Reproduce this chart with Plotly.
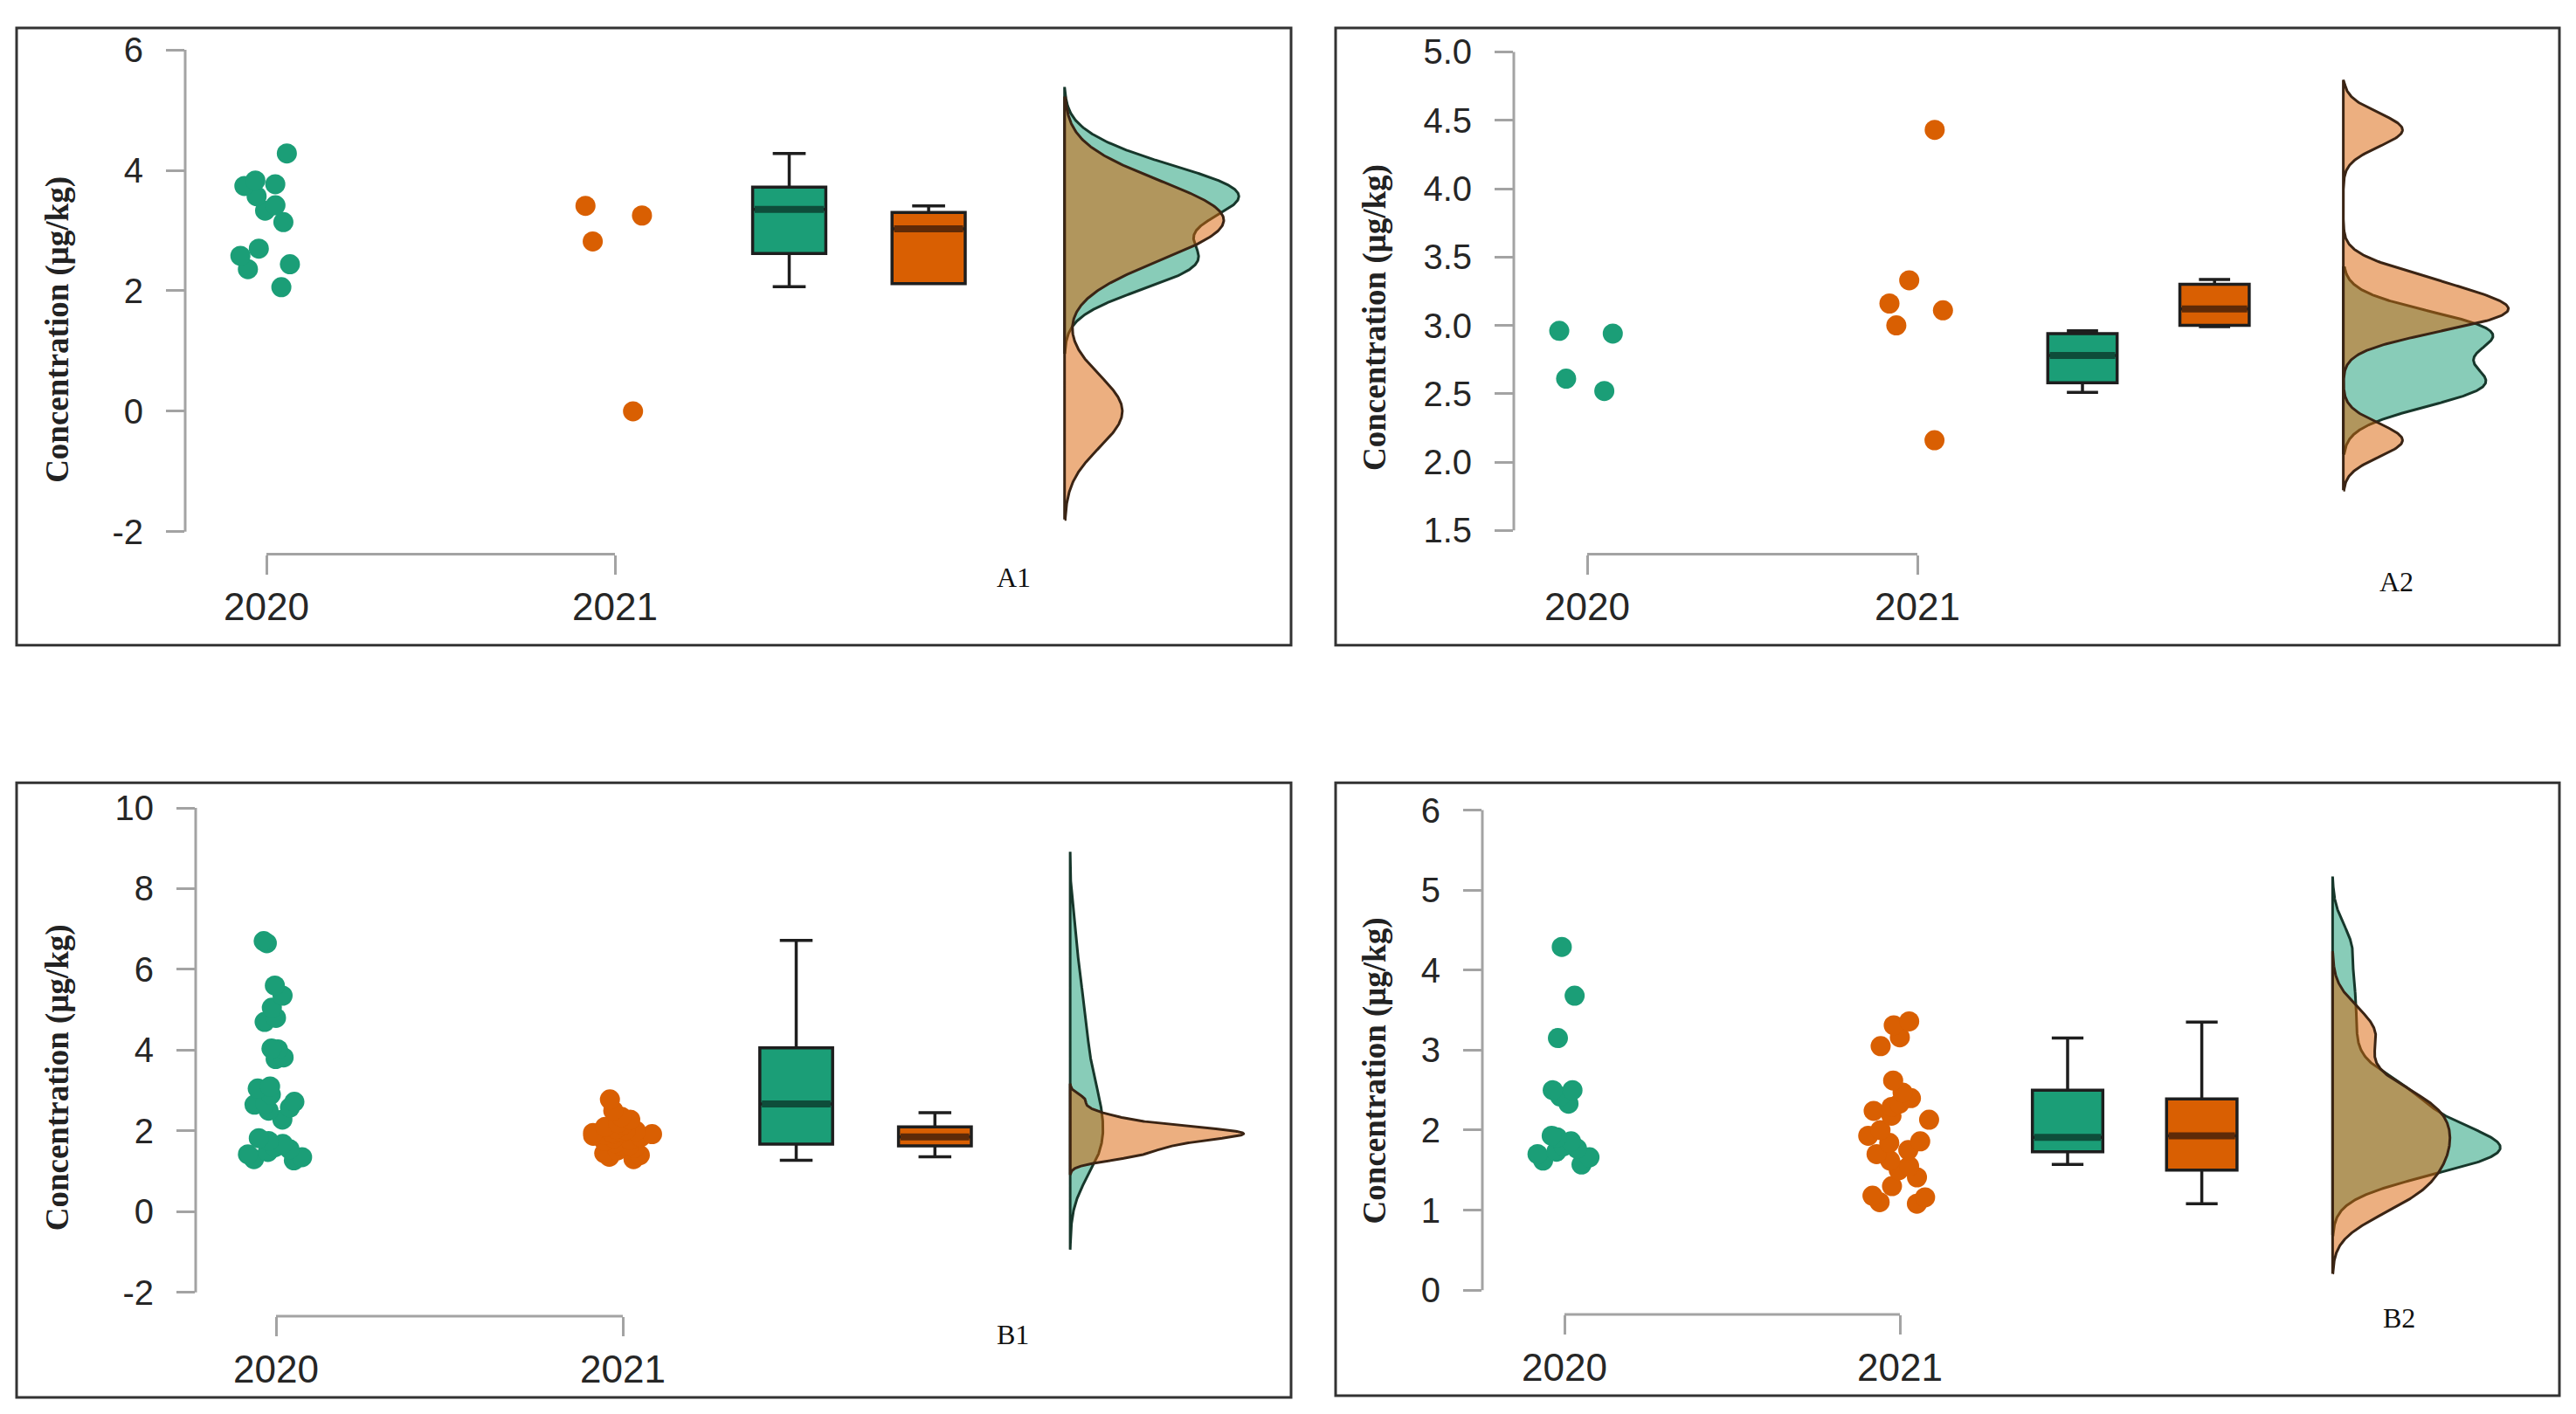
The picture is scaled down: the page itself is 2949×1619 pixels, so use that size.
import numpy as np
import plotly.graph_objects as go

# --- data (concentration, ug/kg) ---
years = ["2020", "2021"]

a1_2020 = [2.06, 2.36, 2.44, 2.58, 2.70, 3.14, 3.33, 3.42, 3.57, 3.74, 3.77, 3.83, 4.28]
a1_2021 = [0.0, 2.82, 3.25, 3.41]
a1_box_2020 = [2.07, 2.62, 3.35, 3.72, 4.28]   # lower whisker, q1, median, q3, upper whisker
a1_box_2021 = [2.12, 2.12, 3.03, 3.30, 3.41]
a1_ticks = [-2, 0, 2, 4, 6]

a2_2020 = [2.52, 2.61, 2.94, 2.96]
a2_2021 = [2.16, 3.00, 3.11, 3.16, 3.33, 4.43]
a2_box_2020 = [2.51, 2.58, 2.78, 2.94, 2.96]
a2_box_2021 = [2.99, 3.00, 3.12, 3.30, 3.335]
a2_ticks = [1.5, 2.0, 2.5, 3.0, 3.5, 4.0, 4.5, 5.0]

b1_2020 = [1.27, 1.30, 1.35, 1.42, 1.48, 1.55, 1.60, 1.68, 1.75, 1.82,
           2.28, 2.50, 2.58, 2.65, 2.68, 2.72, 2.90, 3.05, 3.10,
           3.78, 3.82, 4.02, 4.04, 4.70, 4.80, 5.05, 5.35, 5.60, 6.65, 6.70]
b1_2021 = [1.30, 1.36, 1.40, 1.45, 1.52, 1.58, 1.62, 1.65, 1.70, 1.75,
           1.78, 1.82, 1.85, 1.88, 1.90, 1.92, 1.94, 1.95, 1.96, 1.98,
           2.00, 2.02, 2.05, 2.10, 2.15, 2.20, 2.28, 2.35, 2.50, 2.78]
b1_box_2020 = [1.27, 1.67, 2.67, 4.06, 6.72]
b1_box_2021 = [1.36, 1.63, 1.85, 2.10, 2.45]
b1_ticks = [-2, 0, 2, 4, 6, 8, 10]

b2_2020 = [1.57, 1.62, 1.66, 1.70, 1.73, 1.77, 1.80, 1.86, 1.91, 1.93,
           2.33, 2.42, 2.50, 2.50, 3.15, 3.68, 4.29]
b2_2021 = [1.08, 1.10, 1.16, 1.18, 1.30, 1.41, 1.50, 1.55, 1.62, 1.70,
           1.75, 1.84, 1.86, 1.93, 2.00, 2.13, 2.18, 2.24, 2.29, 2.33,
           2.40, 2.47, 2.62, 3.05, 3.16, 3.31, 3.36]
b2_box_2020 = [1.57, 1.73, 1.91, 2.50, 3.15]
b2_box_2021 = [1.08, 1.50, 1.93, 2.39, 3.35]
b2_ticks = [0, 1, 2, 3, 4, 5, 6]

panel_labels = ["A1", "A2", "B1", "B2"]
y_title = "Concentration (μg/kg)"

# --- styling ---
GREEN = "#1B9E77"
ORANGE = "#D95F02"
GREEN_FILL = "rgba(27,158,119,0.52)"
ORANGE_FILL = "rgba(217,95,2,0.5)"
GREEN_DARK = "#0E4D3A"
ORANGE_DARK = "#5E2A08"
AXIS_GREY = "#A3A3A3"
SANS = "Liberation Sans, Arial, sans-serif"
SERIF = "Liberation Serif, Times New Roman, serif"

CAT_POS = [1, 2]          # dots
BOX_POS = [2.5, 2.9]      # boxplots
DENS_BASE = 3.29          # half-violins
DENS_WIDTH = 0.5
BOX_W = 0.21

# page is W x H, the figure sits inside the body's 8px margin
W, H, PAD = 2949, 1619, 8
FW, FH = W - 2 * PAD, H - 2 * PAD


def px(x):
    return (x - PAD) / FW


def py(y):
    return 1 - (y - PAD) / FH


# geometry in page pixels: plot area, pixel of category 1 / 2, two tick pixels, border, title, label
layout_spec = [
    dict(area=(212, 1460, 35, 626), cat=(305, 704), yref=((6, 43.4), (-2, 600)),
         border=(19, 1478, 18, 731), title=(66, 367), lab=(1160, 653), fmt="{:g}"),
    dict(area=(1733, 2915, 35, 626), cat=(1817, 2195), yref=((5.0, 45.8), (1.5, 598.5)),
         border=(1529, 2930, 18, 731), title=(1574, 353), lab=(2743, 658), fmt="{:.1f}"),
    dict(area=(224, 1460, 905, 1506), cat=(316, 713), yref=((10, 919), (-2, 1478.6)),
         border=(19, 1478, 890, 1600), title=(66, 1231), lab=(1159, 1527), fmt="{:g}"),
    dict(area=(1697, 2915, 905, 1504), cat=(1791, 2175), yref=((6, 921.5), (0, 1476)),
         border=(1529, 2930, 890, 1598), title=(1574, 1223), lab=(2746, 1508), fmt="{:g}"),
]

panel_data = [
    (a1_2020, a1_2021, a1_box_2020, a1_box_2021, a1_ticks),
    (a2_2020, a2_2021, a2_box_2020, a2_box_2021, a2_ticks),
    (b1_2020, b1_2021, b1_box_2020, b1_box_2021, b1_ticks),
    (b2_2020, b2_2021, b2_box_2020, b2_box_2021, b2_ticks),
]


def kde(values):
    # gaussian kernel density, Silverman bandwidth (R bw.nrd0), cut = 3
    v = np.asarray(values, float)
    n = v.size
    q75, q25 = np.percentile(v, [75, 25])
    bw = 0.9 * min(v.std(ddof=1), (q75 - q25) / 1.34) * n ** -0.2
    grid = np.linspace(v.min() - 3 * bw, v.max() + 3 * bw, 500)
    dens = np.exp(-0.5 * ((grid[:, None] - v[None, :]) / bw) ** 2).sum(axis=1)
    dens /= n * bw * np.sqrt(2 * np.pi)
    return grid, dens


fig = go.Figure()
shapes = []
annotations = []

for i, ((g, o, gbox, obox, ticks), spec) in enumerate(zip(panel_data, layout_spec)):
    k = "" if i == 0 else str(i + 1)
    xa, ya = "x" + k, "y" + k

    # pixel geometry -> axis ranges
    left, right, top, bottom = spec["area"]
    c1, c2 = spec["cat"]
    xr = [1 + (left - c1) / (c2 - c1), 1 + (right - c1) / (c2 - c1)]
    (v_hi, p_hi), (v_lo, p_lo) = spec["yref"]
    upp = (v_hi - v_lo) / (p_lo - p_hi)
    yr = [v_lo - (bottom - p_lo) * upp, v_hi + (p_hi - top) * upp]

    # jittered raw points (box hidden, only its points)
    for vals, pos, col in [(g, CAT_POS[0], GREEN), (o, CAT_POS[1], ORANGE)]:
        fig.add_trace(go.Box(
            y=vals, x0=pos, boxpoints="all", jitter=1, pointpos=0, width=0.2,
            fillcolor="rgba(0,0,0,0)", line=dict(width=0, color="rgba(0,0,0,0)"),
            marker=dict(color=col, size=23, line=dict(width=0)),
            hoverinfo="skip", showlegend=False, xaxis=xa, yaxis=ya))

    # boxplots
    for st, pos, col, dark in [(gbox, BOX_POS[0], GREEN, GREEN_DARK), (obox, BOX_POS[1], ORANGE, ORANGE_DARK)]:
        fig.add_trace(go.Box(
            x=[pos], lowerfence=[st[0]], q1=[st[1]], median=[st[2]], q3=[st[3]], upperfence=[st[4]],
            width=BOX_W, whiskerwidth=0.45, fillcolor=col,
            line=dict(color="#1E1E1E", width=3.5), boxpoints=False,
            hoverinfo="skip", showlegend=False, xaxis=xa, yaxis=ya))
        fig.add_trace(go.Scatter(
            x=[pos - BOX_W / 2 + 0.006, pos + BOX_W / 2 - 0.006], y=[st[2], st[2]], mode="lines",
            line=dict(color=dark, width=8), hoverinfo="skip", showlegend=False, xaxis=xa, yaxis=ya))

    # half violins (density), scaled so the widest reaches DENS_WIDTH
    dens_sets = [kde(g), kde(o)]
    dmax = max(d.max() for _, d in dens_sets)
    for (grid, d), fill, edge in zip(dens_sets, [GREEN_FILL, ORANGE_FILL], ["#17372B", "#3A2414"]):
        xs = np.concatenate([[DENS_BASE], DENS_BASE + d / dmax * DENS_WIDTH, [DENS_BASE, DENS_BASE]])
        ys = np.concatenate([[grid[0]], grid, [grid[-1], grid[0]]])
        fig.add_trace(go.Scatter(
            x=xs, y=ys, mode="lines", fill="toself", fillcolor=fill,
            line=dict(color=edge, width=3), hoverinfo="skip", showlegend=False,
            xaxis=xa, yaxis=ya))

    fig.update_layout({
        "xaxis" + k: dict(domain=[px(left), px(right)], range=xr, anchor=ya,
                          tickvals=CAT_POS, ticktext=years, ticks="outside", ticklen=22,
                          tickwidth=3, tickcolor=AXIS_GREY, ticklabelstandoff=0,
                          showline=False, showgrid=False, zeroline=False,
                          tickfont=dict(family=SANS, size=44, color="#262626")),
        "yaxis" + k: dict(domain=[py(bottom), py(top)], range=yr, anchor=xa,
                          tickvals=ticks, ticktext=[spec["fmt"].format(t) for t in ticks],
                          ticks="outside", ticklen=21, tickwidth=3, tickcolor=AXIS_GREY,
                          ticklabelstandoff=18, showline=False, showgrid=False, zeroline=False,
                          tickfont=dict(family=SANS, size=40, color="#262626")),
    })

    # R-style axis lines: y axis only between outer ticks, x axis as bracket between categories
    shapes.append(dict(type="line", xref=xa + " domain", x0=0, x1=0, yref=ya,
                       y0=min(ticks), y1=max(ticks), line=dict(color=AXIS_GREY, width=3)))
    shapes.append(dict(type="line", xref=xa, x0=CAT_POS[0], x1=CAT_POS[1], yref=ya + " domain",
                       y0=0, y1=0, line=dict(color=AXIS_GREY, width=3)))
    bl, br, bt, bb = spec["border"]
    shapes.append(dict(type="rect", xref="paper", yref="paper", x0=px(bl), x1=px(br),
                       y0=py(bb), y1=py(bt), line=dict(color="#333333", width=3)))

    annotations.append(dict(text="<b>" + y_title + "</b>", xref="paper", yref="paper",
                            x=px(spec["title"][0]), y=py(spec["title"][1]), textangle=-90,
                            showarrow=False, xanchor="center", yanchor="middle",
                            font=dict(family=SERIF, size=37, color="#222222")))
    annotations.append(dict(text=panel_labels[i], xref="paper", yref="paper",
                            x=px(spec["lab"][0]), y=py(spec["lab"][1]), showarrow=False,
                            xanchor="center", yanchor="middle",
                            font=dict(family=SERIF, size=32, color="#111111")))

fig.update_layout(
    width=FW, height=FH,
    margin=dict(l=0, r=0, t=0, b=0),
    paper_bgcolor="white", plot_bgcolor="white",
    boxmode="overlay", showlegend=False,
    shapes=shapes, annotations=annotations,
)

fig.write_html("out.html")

* * * * * * *

SHORT PROBLEM:
Only the lines from the top of the data through the line with "a2_ticks = [1.5, 2.0, 2.5, 3.0, 3.5, 4.0, 4.5, 5.0]" should be quoted, exactly and with both ends kept; skip the pictures.

EXERCISE OUTPUT:
Reproduce this chart with Plotly.
The picture is scaled down: the page itself is 2949×1619 pixels, so use that size.
import numpy as np
import plotly.graph_objects as go

# --- data (concentration, ug/kg) ---
years = ["2020", "2021"]

a1_2020 = [2.06, 2.36, 2.44, 2.58, 2.70, 3.14, 3.33, 3.42, 3.57, 3.74, 3.77, 3.83, 4.28]
a1_2021 = [0.0, 2.82, 3.25, 3.41]
a1_box_2020 = [2.07, 2.62, 3.35, 3.72, 4.28]   # lower whisker, q1, median, q3, upper whisker
a1_box_2021 = [2.12, 2.12, 3.03, 3.30, 3.41]
a1_ticks = [-2, 0, 2, 4, 6]

a2_2020 = [2.52, 2.61, 2.94, 2.96]
a2_2021 = [2.16, 3.00, 3.11, 3.16, 3.33, 4.43]
a2_box_2020 = [2.51, 2.58, 2.78, 2.94, 2.96]
a2_box_2021 = [2.99, 3.00, 3.12, 3.30, 3.335]
a2_ticks = [1.5, 2.0, 2.5, 3.0, 3.5, 4.0, 4.5, 5.0]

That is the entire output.